Comment from D R E W
Time: September 9, 2009, 11:43 pm

hello! just wanted to drop by to say i love the podcast and listen to it all the time! i will be downloading a bunch of past episodes to listen to as i drive to chicago to sell at the renegade craft fair this weekend.

show suggestion: have you thought about interviewing the people at the martha stewart living crafts department? i’ve always wondered what exactly they do, how they got their jobs, etc. just a thought.

Comment from Jennifer Ackerman-Haywood
Time: September 10, 2009, 5:09 am

Thanks for stopping by D R E W. Check out my interview with Jessica Vitkus on CraftSanity episode 48 for info about what it’s like to craft for Martha. Enjoy! http://www.craftsanity.com/podcast/files/pod48.html

Comment from Turtle
Time: September 10, 2009, 2:49 pm

loved the podcast! will have to check this book out.

i would also be interested in hearing from the gals who wrote Purls & pints!

Comment from Tami Knox
Time: September 11, 2009, 12:56 pm

Great show, Jennifer. I love the aftershow. I am so happy the looms are doing well. I’ll bet the girls are happy to have you home; the most difficult job you’ll ever love.

Comment from Brye Lynn
Time: September 11, 2009, 7:41 pm

Jennifer – yours is my favorite crafting podcast. You are the BEST interviewer.

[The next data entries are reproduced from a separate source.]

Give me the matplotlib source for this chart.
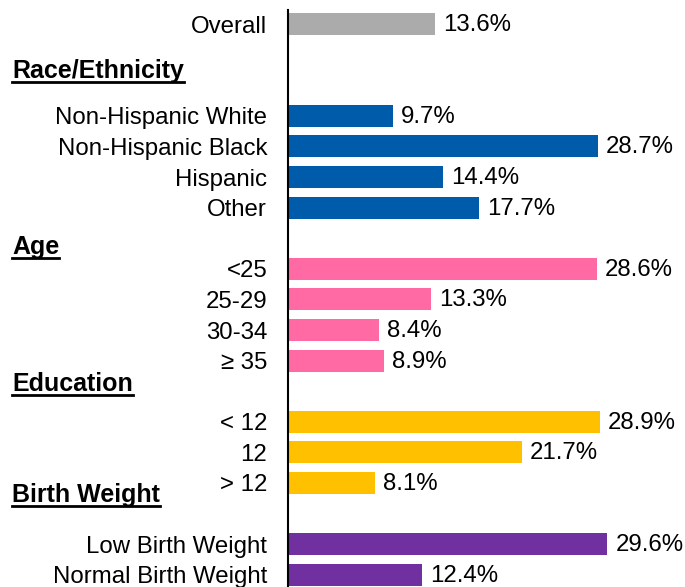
import matplotlib
matplotlib.use("Agg")
import matplotlib.pyplot as plt
from matplotlib.transforms import blended_transform_factory

plt.rcParams['font.family'] = ['Liberation Sans', 'DejaVu Sans']

# rows (top to bottom), blank rows leave room for the group headers
labels = ["Overall", "", "", "Non-Hispanic White", "Non-Hispanic Black", "Hispanic", "Other",
          "", "<25", "25-29", "30-34", "≥ 35",
          "", "< 12", "12", "> 12",
          "", "Low Birth Weight", "Normal Birth Weight"]
values = [13.6, None, None, 9.7, 28.7, 14.4, 17.7,
          None, 28.6, 13.3, 8.4, 8.9,
          None, 28.9, 21.7, 8.1,
          None, 29.6, 12.4]
groups = ["overall", None, None, "race", "race", "race", "race",
          None, "age", "age", "age", "age",
          None, "edu", "edu", "edu",
          None, "bw", "bw"]
colors = {"overall": "#ABABAB", "race": "#005BAA", "age": "#FF69A4",
          "edu": "#FFC000", "bw": "#7030A0"}

headers = ["Race/Ethnicity", "Age", "Education", "Birth Weight"]
header_rows = [1.54, 7.29, 11.76, 15.39]

fig = plt.figure(figsize=(6.85, 5.87), dpi=100)
ax = fig.add_axes([288 / 685, 0, 1 - 288 / 685, 1 - 10 / 587])

for i, (v, g) in enumerate(zip(values, groups)):
    if v is None:
        continue
    ax.barh(i, v, height=0.72, color=colors[g])
    ax.text(v + 0.75, i + 0.03, f"{v}%", va="center", ha="left", fontsize=17.3)

ax.set_xlim(0, 36.8)
ax.set_ylim(18.4, -0.46)
ax.set_yticks(range(len(labels)))
ax.set_yticklabels(labels, fontsize=17.3)
ax.tick_params(axis="y", length=0, pad=15)
ax.set_xticks([])
for s in ["top", "right", "bottom"]:
    ax.spines[s].set_visible(False)
ax.spines["left"].set_linewidth(1.5)

trans = blended_transform_factory(fig.transFigure, ax.transData)
htexts = []
for h, r in zip(headers, header_rows):
    t = fig.text(12 / 685, 0, h, transform=trans, fontsize=18, fontweight="bold",
                 ha="left", va="center")
    t.set_y(r)
    htexts.append(t)

fig.canvas.draw()
renderer = fig.canvas.get_renderer()
inv = fig.transFigure.inverted()
for t in htexts:
    bb = t.get_window_extent(renderer)
    (x0, y0), (x1, y1) = inv.transform([[bb.x0, bb.y0], [bb.x1, bb.y1]])
    fig.add_artist(plt.Line2D([x0, x1], [y0 + 0.002, y0 + 0.002], color="black",
                              lw=2, transform=fig.transFigure))

fig.savefig("out.png", dpi=100)
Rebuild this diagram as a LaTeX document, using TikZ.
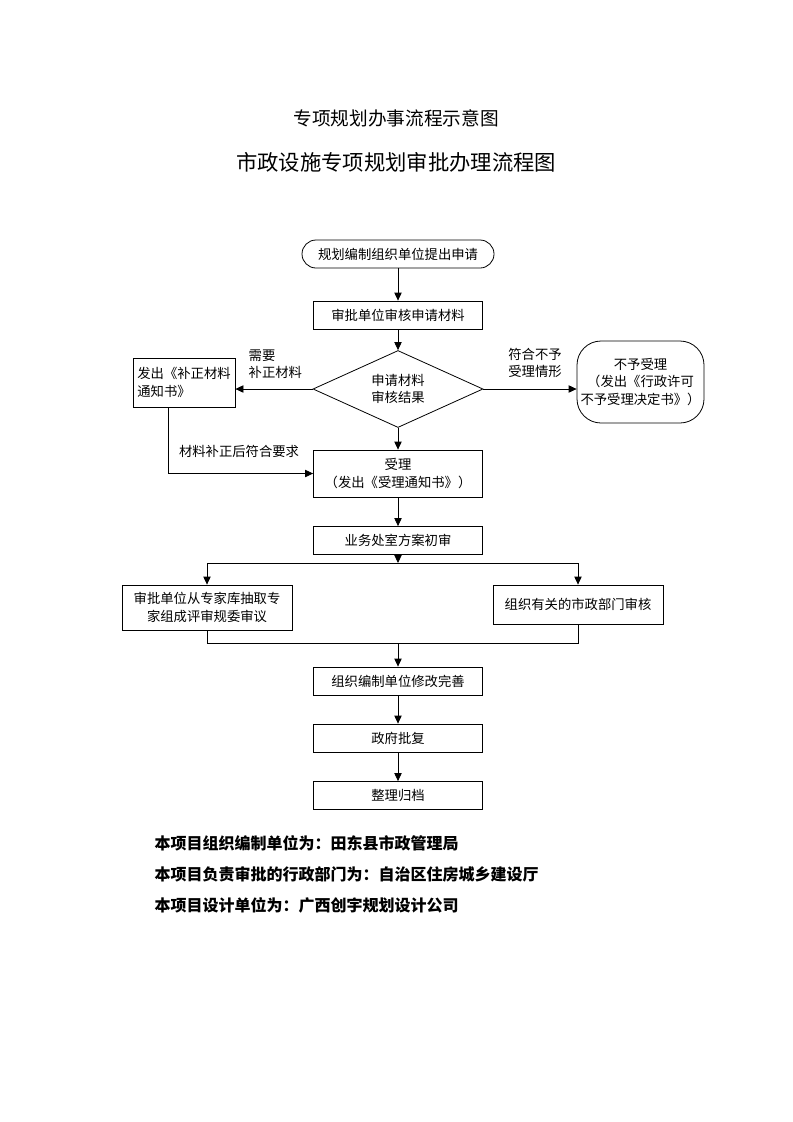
\documentclass[tikz,border=0pt]{standalone}
\usepackage{fontspec}
\setmainfont{Noto Sans CJK SC}
\usetikzlibrary{shapes.geometric, arrows.meta, positioning, calc}

\begin{document}
\begin{tikzpicture}[x=0.75pt, y=-0.75pt,
    every node/.style={font=\fontsize{10pt}{14pt}\selectfont},
    line/.style={line width=0.6pt},
    arr/.style={line width=0.6pt, -{Triangle[length=6pt, width=5.5pt]}},
    box/.style={draw, line width=0.6pt, minimum width=126.75pt, minimum height=21pt, align=center, inner sep=1pt},
    lbl/.style={align=left, font=\fontsize{10pt}{13pt}\selectfont}]
\useasboundingbox (0,0) rectangle (793,1122);

% Titles
\node[font=\fontsize{14pt}{16pt}\selectfont] (title) at (396,118) {专项规划办事流程示意图};
\node[font=\fontsize{16pt}{18pt}\selectfont] (subtitle) at (396,162) {市政设施专项规划审批办理流程图};

% Application and check
\node[box, minimum width=144pt, rounded corners=10.5pt] (apply) at (398,254) {规划编制组织单位提出申请};
\node[box] (check) at (398,315) {审批单位审核申请材料};
\node[draw, line, diamond, aspect=2.2, inner sep=0pt, minimum width=127.5pt, minimum height=57.75pt,
      align=center, font=\fontsize{10pt}{13pt}\selectfont] (result) at (398,389) {申请材料\\审核结果};

% Side results
\node[box, minimum width=76.5pt, minimum height=36.75pt, text width=70pt, align=left] (notice) at (184,382.5) {发出《补正材料\\通知书》};
\node[box, minimum width=95.25pt, minimum height=61.5pt, rounded corners=18pt,
      font=\fontsize{10pt}{13pt}\selectfont] (reject) at (640.5,382) {不予受理\\（发出《行政许可\\不予受理决定书》）};

% Main chain
\node[box, minimum height=35.25pt] (accept) at (398,473.5) {受理\\（发出《受理通知书》）};
\node[box] (prelim) at (398,540.5) {业务处室方案初审};
\node[box, minimum width=127.5pt, minimum height=33.75pt] (expert) at (207,607.5) {审批单位从专家库抽取专\\家组成评审规委审议};
\node[box, minimum width=127.5pt, minimum height=29.25pt] (dept) at (578,604.5) {组织有关的市政部门审核};
\node[box] (revise) at (398,681) {组织编制单位修改完善};
\node[box] (approve) at (398,738) {政府批复};
\node[box] (archive) at (398,795.5) {整理归档};

% Connectors
\draw[arr] (apply) -- (check);
\draw[arr] (check) -- (result);
\draw[arr] (result.west) -- (result.west -| notice.east);
\node[lbl, anchor=west] (needfix) at (244,364) {需要\\补正材料};
\draw[arr] (result.east) -- (result.east -| reject.west);
\node[lbl] (notfit) at (535,363) {符合不予\\受理情形};
\draw[arr] (result.south) -- (accept.north);

\coordinate (fixturn) at (168,473.5);
\draw[arr] (notice.south -| fixturn) -- (fixturn) -- (accept.west);
\node[lbl] (fixok) at (239,451) {材料补正后符合要求};

\draw[arr] (accept) -- (prelim);
\coordinate (splitL) at (207,563);
\coordinate (splitR) at (578,563);
\draw[arr] (prelim.south) -- (prelim.south |- splitL);
\draw[line] (splitL) -- (splitR);
\draw[arr] (splitL) -- (expert.north);
\draw[arr] (splitR) -- (dept.north);

\coordinate (joinL) at (207,643);
\coordinate (joinR) at (578,643);
\draw[line] (expert.south) -- (joinL) -- (joinR) -- (dept.south);
\draw[arr] (joinL -| revise) -- (revise.north);
\draw[arr] (revise) -- (approve);
\draw[arr] (approve) -- (archive);

% Notes
\node[anchor=west, font=\fontsize{12pt}{14pt}\selectfont\bfseries] (note1) at (150,843) {本项目组织编制单位为：田东县市政管理局};
\node[anchor=west, font=\fontsize{12pt}{14pt}\selectfont\bfseries] (note2) at (150,874) {本项目负责审批的行政部门为：自治区住房城乡建设厅};
\node[anchor=west, font=\fontsize{12pt}{14pt}\selectfont\bfseries] (note3) at (150,905) {本项目设计单位为：广西创宇规划设计公司};
\end{tikzpicture}
\end{document}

Idea – Why don’t you write up the pattern for your looms and sell it to those who want to try to make their own. This way they are not stealing you idea with sneaky pictures and you are getting a little profit.

Plus if you have the pattern written, doesn’t that provide you with some copyright protection is someone else trys to sell a knock off of yours?

Comment from Kim
Time: September 25, 2009, 10:31 am

I loved this interview. I taught myself to crochet after I lost my baby after 4.5 months of pregnancy. Prior to that, my brain could not wrap itself around crochet techniques. But when I was at my lowest, it was all my brain could handle. I crocheted two afgans and many hats withing a short amount of time. My crafting helped me tremendously to make it throuh this incredibly tough time. I really appreciate Sally Melville being so open with her life.

Comment from Kim
Time: September 25, 2009, 11:07 am

Thankyou also for sharing about your life as well. I had not heard the part when you spoke about your loss when I posted my last comment. I am grateful for you and this blog.